◆ **WRITTEN TASK**
Return the lines below that carry the word "with".

◆ **DATA ENTRIES**
■ ■ ■ ■ ■

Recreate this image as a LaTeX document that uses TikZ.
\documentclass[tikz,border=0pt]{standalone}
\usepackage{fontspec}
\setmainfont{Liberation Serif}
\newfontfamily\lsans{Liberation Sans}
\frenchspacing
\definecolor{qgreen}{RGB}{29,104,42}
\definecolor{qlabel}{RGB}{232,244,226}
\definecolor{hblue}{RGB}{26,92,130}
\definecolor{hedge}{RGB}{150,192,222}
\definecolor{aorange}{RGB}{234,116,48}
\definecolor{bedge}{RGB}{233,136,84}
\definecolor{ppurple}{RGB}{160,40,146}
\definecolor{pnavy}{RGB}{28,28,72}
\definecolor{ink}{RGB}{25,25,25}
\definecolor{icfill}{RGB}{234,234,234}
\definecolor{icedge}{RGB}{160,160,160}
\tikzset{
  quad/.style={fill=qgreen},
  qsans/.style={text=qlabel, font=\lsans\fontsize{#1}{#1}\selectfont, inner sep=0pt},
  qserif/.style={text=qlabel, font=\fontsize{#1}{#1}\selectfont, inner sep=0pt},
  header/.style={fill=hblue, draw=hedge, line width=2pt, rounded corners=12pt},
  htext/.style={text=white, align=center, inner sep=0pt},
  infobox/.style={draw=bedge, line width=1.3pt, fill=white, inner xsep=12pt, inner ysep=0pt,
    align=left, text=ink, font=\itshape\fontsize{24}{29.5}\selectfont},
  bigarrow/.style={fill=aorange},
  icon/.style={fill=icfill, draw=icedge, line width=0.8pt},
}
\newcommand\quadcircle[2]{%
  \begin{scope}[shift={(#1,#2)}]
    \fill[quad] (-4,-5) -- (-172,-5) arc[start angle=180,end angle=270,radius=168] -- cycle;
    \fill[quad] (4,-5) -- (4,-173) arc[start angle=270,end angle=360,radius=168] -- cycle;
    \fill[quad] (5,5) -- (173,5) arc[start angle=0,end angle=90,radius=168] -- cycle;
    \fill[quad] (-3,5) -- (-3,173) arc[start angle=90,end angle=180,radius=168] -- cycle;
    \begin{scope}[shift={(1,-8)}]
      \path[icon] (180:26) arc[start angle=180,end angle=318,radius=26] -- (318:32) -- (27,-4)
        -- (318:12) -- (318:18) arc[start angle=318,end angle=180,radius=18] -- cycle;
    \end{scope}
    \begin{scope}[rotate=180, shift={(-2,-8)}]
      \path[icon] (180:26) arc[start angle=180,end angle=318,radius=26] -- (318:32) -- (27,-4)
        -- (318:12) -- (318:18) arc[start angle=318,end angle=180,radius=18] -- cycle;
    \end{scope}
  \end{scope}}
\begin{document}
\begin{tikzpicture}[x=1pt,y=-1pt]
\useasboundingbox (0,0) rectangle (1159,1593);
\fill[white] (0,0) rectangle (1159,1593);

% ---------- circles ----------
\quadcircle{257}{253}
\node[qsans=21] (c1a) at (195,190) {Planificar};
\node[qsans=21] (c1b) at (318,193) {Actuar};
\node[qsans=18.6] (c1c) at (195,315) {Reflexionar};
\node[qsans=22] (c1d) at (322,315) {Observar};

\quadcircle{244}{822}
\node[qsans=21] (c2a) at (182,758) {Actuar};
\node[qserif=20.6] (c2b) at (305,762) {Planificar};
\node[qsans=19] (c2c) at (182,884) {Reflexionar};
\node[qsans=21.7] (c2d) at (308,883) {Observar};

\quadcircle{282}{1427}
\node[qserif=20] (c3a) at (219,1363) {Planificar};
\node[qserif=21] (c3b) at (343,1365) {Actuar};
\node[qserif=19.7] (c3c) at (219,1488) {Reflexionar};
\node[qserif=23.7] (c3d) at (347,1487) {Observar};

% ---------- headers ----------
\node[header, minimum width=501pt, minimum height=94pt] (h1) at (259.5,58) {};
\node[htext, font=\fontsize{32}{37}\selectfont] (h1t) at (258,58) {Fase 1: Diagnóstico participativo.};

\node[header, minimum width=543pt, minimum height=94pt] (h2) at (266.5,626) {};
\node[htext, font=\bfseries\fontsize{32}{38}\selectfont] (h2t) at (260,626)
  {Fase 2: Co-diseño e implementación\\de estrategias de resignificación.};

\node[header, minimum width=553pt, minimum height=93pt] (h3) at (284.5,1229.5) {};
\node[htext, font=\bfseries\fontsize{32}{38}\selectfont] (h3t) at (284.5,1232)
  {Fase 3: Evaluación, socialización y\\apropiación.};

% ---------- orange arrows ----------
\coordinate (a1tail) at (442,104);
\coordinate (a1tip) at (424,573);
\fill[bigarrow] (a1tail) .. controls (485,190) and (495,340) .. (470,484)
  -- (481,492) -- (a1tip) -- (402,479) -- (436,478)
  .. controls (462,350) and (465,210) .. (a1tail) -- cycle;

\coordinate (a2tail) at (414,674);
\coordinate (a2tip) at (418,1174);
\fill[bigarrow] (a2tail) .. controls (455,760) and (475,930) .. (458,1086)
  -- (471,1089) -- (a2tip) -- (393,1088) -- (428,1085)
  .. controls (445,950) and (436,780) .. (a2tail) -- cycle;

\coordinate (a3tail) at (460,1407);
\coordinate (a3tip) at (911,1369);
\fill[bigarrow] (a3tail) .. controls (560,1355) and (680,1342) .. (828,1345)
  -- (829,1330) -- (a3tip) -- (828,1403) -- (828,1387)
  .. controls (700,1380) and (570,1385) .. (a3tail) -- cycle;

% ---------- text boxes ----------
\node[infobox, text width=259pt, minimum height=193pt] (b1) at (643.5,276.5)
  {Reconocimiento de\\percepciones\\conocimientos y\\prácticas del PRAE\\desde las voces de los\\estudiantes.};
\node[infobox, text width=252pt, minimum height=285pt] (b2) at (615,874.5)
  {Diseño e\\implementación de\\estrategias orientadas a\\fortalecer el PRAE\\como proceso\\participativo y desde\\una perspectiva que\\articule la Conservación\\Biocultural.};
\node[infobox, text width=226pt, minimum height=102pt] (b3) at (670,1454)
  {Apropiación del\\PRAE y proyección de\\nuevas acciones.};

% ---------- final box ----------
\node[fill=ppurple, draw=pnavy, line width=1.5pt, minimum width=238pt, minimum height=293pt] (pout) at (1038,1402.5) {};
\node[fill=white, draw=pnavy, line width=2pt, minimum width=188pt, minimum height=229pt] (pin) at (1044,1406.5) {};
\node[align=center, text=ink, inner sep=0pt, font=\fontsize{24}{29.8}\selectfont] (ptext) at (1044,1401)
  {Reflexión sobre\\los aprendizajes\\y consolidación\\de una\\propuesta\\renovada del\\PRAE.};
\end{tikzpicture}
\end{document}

■ ■ ■ ■ ■

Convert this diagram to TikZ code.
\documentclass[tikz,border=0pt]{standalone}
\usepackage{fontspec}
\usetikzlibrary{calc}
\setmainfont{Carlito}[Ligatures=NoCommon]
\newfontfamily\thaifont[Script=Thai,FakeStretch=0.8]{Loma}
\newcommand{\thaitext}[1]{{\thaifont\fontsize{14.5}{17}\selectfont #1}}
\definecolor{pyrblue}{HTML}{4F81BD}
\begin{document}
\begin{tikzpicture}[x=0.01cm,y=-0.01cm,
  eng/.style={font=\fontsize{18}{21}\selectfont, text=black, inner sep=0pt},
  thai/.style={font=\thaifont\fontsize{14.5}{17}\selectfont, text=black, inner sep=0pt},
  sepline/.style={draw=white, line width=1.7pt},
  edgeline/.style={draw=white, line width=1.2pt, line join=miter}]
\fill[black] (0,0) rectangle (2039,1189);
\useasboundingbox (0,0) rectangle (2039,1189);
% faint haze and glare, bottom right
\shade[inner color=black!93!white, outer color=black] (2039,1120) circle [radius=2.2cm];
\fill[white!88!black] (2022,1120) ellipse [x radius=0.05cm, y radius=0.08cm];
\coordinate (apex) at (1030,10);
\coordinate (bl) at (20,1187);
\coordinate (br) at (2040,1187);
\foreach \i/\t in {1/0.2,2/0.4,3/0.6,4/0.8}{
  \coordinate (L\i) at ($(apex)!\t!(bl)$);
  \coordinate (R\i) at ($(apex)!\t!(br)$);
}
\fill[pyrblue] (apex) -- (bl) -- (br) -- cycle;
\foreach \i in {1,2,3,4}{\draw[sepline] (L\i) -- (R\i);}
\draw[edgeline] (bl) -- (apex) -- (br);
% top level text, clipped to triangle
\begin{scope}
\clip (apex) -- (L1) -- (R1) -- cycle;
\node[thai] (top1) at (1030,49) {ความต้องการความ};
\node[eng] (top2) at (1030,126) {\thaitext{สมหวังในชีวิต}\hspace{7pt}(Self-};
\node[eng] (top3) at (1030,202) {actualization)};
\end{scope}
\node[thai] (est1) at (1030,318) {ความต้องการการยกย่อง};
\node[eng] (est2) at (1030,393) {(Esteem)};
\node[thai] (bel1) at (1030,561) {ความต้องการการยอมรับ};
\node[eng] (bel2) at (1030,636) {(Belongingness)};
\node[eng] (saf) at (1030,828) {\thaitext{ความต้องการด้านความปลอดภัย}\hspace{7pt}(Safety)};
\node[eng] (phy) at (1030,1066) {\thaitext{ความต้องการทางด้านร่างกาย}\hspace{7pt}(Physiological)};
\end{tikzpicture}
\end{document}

■ ■ ■ ■ ■

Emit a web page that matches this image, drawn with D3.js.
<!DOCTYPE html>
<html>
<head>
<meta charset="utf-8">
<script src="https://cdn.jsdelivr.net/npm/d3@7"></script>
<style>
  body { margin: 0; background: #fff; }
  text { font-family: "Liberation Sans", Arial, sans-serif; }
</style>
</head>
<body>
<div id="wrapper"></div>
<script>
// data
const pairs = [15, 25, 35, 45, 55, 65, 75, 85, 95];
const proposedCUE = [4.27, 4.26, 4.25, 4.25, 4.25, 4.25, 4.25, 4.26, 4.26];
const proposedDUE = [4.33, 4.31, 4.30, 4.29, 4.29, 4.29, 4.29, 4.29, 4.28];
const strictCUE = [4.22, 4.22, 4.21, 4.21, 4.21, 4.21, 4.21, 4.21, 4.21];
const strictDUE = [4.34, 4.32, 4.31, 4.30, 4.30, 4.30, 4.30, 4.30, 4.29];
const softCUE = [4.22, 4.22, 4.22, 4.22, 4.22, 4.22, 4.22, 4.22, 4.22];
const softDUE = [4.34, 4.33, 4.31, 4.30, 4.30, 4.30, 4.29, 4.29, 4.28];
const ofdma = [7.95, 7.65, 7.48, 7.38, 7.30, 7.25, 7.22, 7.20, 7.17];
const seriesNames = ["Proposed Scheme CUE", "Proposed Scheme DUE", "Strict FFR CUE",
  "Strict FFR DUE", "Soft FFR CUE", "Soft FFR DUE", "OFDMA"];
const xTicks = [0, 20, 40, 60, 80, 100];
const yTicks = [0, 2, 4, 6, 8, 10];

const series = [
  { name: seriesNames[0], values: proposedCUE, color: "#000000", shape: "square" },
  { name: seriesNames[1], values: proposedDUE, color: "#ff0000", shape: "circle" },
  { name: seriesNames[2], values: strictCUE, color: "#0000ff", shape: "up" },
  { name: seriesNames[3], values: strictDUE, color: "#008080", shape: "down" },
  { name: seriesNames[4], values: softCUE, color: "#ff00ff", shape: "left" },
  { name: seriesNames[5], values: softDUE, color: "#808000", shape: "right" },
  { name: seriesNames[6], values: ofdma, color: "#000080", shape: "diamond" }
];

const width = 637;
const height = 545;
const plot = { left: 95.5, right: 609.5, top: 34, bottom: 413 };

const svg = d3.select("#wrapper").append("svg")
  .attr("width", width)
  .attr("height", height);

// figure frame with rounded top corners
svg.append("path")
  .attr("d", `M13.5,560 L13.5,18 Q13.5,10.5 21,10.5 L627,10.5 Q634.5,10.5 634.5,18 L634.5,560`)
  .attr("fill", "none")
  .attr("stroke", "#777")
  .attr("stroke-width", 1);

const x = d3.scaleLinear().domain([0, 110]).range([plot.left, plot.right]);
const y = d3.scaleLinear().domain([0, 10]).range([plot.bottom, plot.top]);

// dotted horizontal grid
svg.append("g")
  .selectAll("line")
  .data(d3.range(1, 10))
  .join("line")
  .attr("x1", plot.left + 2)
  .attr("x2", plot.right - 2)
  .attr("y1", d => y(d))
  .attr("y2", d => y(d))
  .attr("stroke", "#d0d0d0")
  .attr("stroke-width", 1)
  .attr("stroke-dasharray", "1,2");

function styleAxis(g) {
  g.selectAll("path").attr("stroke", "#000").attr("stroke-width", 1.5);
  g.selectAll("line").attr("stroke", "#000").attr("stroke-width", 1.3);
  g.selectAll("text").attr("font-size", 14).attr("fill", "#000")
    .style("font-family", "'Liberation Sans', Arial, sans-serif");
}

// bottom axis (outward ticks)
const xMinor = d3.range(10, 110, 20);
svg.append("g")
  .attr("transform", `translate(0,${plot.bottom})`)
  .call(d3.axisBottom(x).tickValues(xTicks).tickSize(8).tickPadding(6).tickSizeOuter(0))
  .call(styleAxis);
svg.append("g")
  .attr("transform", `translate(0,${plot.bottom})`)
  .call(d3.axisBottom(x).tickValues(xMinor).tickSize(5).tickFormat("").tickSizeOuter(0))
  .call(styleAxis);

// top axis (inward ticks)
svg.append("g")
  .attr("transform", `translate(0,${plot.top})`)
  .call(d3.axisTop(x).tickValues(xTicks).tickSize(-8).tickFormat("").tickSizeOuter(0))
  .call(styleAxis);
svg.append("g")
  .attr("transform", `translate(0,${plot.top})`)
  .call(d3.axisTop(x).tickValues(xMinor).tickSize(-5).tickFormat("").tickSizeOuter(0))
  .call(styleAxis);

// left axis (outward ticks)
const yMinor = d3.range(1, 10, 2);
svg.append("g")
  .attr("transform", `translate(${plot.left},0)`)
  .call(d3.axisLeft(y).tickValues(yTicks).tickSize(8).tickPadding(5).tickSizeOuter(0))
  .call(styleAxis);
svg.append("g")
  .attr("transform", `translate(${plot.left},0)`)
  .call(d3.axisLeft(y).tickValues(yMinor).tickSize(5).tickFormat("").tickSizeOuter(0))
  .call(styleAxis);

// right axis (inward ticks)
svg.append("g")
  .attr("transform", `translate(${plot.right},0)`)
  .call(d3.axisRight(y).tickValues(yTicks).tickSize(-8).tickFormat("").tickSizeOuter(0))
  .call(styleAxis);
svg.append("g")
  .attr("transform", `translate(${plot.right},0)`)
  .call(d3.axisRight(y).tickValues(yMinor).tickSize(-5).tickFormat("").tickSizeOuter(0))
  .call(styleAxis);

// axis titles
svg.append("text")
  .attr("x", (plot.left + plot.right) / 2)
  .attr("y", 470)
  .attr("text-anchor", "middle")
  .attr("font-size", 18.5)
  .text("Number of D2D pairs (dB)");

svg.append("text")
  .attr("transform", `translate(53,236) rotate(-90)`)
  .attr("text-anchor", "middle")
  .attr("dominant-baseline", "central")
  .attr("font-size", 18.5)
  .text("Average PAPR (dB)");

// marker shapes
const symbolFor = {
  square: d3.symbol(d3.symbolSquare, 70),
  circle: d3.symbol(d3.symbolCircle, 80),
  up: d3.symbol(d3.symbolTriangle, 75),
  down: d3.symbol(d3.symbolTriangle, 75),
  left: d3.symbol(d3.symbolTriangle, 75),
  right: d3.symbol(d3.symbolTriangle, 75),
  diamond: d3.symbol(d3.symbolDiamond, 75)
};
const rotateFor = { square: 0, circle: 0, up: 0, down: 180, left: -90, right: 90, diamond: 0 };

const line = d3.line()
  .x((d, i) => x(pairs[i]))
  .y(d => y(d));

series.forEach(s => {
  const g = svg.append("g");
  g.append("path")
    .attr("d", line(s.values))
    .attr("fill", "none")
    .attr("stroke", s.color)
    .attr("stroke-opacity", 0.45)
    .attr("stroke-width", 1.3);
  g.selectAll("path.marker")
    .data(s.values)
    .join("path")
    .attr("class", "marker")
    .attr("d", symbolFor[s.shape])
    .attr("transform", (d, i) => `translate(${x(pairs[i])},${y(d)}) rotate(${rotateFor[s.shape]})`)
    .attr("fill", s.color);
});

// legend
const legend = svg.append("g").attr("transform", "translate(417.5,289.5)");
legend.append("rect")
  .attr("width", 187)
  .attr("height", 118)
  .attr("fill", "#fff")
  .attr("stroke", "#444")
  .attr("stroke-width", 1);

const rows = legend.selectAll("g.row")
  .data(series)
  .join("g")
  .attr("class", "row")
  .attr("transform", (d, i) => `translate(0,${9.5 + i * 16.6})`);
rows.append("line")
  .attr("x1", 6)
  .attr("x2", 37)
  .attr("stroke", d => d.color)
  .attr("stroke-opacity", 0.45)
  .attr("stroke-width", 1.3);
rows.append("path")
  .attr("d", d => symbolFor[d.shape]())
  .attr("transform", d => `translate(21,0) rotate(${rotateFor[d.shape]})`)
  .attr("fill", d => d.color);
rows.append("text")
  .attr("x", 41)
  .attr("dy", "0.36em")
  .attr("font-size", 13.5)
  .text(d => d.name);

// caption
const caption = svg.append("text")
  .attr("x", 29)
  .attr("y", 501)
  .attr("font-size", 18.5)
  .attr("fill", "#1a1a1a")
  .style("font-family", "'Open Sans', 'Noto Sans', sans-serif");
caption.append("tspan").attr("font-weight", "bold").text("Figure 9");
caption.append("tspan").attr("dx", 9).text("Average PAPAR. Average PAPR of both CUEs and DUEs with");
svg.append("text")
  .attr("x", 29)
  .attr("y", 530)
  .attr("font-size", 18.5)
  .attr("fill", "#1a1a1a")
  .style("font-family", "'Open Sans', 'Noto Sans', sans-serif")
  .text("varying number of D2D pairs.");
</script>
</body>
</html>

■ ■ ■ ■ ■

◆ **CORRECT RESULT**
Emit a web page that matches this image, drawn with D3.js.
// figure frame with rounded top corners
caption.append("tspan").attr("dx", 9).text("Average PAPAR. Average PAPR of both CUEs and DUEs with");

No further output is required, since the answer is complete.